Jackson, “The Straw That Stirs the Drink”, played 21 seasons in the bigs, mostly with the A’s and Yankees. Martinez really excelled at two things: hitting for power and driving in runs. In his career, he slashed .262/.356/.490 for a wRC+ of 139. Jackson clobbered 563 homers in his career, along with 463 doubles and 49 triples. He was not a terrific baserunner, but managed to be worth +2 runs on the bases while scoring 1551 runs and driving in 1702.
Jackson’s fielding was infamously bad. Like most sluggers in the outfield, he didn’t possess great range, and had poor reflexes in the field. As a result, he was worth -185 runs defensively. Every ounce of value Jackson had came from his bat.

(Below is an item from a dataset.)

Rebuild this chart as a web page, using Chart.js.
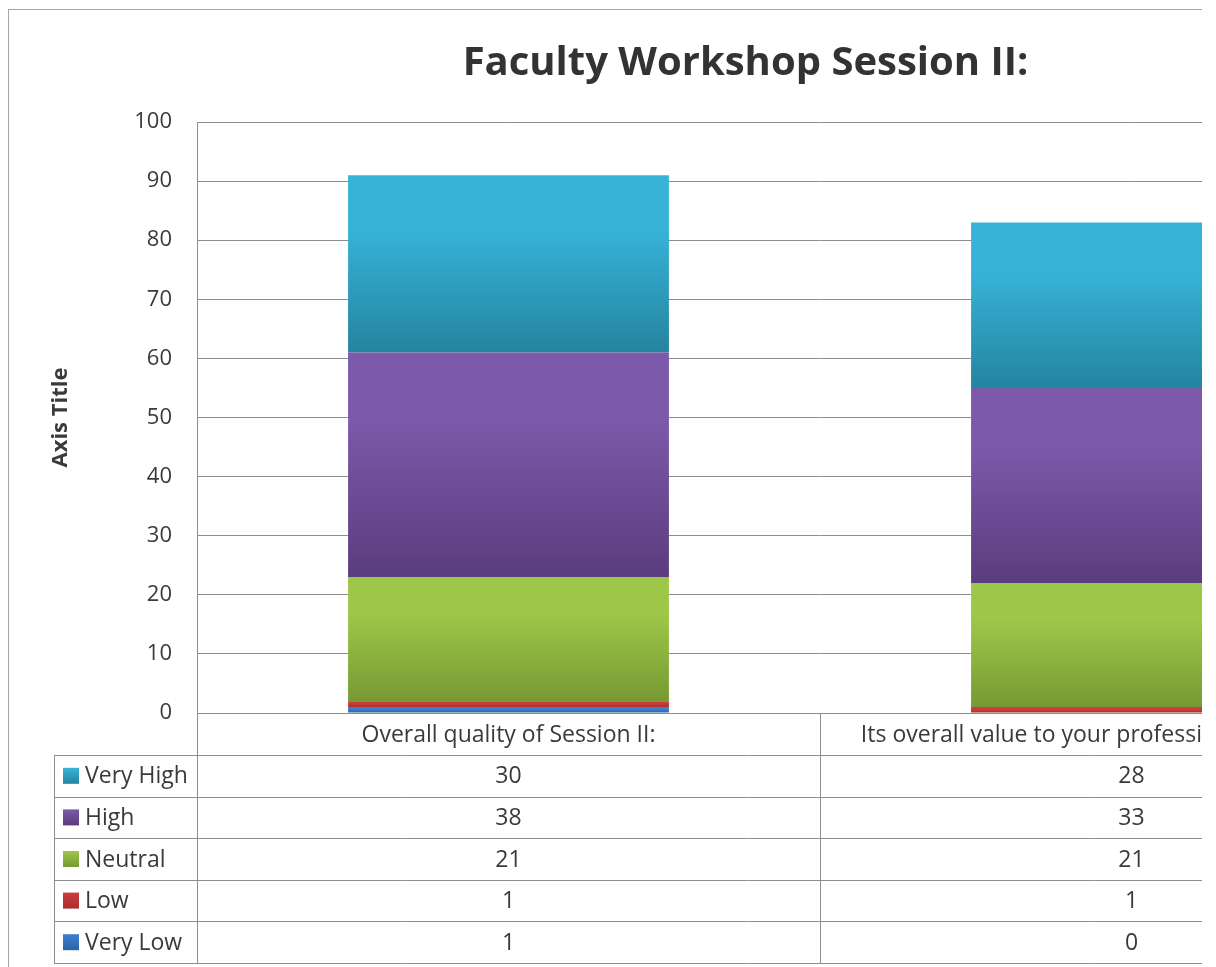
<!DOCTYPE html>
<html>
<head>
<meta charset="utf-8">
<script src="https://cdn.jsdelivr.net/npm/chart.js@4/dist/chart.umd.min.js"></script>
<style>
  html, body { margin: 0; padding: 0; background: #fff; overflow: hidden; }
  #wrap { position: relative; width: 1202px; height: 967px; overflow: hidden; }
  #wrap canvas { position: absolute; left: 0; top: 0; }
</style>
</head>
<body>
<div id="wrap"><canvas id="chart" width="1484" height="967"></canvas></div>
<script>
const categories = ["Overall quality of Session II:", "Its overall value to your professional development:"];
const seriesNames = ["Very Low", "Low", "Neutral", "High", "Very High"];
const veryLow = [1, 0];
const low = [1, 1];
const neutral = [21, 21];
const high = [38, 33];
const veryHigh = [30, 28];
const yTicks = [0, 10, 20, 30, 40, 50, 60, 70, 80, 90, 100];

// top / bottom colours of each gradient
const fills = [
    ["#3f7fcf", "#2d62a6"],
    ["#cd3d3c", "#a92f2f"],
    ["#9dc748", "#779933"],
    ["#7c59aa", "#5a3d7d"],
    ["#37b3d8", "#24849f"]
];

const FONT = "'Open Sans', sans-serif";
const TEXT = "#3a3a3a";
const LINE = "#8e8e8e";

function segmentFill(i) {
    return (c) => {
        const chart = c.chart;
        const y = chart.scales.y;
        if (!y || c.type !== "data") return fills[i][1];
        let base = 0;
        for (let d = 0; d < c.datasetIndex; d++) base += chart.data.datasets[d].data[c.dataIndex];
        const v = chart.data.datasets[c.datasetIndex].data[c.dataIndex];
        const y0 = y.getPixelForValue(base), y1 = y.getPixelForValue(base + v);
        if (!isFinite(y0) || !isFinite(y1) || y0 === y1) return fills[i][1];
        const g = chart.ctx.createLinearGradient(0, y1, 0, y0);
        g.addColorStop(0, fills[i][0]);
        g.addColorStop(0.3, fills[i][0]);
        g.addColorStop(1, fills[i][1]);
        return g;
    };
}

const seriesData = [veryLow, low, neutral, high, veryHigh];

// data table under the plot + outer border
const tablePlugin = {
    id: "dataTable",
    afterDraw(chart) {
        const { ctx, chartArea: area, scales: { x } } = chart;
        const colW = x.width / categories.length;
        const headTop = area.bottom, headH = 42, rowH = 41.6;
        const tableLeft = 54;
        const tableBottom = headTop + headH + rowH * seriesNames.length;

        ctx.save();
        ctx.strokeStyle = LINE;
        ctx.lineWidth = 1;
        ctx.beginPath();
        for (let r = 0; r <= seriesNames.length; r++) {
            const yy = Math.round(headTop + headH + r * rowH) + 0.5;
            ctx.moveTo(tableLeft, yy);
            ctx.lineTo(area.right, yy);
        }
        ctx.moveTo(tableLeft + 0.5, headTop + headH);
        ctx.lineTo(tableLeft + 0.5, tableBottom);
        for (let c = 0; c <= categories.length; c++) {
            const xx = Math.round(area.left + c * colW) + 0.5;
            ctx.moveTo(xx, headTop);
            ctx.lineTo(xx, tableBottom);
        }
        ctx.stroke();

        ctx.fillStyle = TEXT;
        ctx.font = "23px " + FONT;
        ctx.textBaseline = "middle";
        ctx.textAlign = "center";
        categories.forEach((cat, i) => {
            ctx.fillText(cat, x.getPixelForValue(i), headTop + headH / 2 + 1);
        });

        // rows listed from top series down
        for (let r = 0; r < seriesNames.length; r++) {
            const s = seriesNames.length - 1 - r;
            const cy = headTop + headH + r * rowH + rowH / 2;
            const g = ctx.createLinearGradient(0, cy - 8, 0, cy + 8);
            g.addColorStop(0, fills[s][0]);
            g.addColorStop(1, fills[s][1]);
            ctx.fillStyle = g;
            ctx.fillRect(63, cy - 8, 16, 16);
            ctx.fillStyle = TEXT;
            ctx.textAlign = "left";
            ctx.fillText(seriesNames[s], 85, cy + 1);
            ctx.textAlign = "center";
            seriesData[s].forEach((v, i) => {
                ctx.fillText(String(v), x.getPixelForValue(i), cy + 1);
            });
        }

        ctx.strokeStyle = "#a6a6a6";
        ctx.strokeRect(8.5, 9.5, chart.width - 17, chart.height + 20);
        ctx.restore();
    }
};

const ctx = document.getElementById("chart").getContext("2d");
new Chart(ctx, {
    type: "bar",
    data: {
        labels: categories,
        datasets: seriesNames.map((name, i) => ({
            label: name,
            data: seriesData[i],
            backgroundColor: segmentFill(i),
            borderWidth: 0,
            categoryPercentage: 1,
            barPercentage: 0.515
        }))
    },
    options: {
        responsive: false,
        animation: false,
        layout: { padding: { left: 48, right: 41, top: 0, bottom: 4 } },
        plugins: {
            legend: { display: false },
            tooltip: { enabled: false },
            title: {
                display: true,
                text: "Faculty Workshop Session II:",
                color: "#333",
                font: { family: FONT, size: 40, weight: "bold" },
                padding: { top: 40, bottom: 34 }
            }
        },
        scales: {
            x: {
                stacked: true,
                grid: { display: false },
                border: { display: true, color: LINE },
                ticks: { display: false },
                afterFit: (s) => { s.height = 250; }
            },
            y: {
                stacked: true,
                min: 0,
                max: 100,
                afterBuildTicks: (s) => { s.ticks = yTicks.map(v => ({ value: v })); },
                ticks: { color: TEXT, font: { family: FONT, size: 22 }, padding: 25 },
                grid: { color: LINE, drawTicks: false },
                border: { display: true, color: LINE },
                title: {
                    display: true,
                    text: "Axis Title",
                    color: TEXT,
                    font: { family: FONT, size: 22, weight: "bold" },
                    padding: 0
                },
                afterFit: (s) => { s.width = 149; }
            }
        }
    },
    plugins: [tablePlugin]
});
</script>
</body>
</html>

Jackson had a reputation for coming up big in October, most notably for a 3 HR game in the World Series against the Dodgers. And, true, Jackson put up great numbers in October, but they weren’t that much different from his regular season numbers. Reggie’s October slash line was .278/.358/.527, slightly better than his regular season line, but pretty close. Based on OPS, Jackson had just as many poor series (8 times with an OPS no greater than .697) as great series (9), so results at best inconclusive as to whether or not he truly “upped his game”.
Cliches aside, Reggie was absolutely a beast of a hitter, retiring with the 6th most homers ever and ranked 15th in RBI. Jackson is one of those easy choices, where there was little thought needed to justify his induction.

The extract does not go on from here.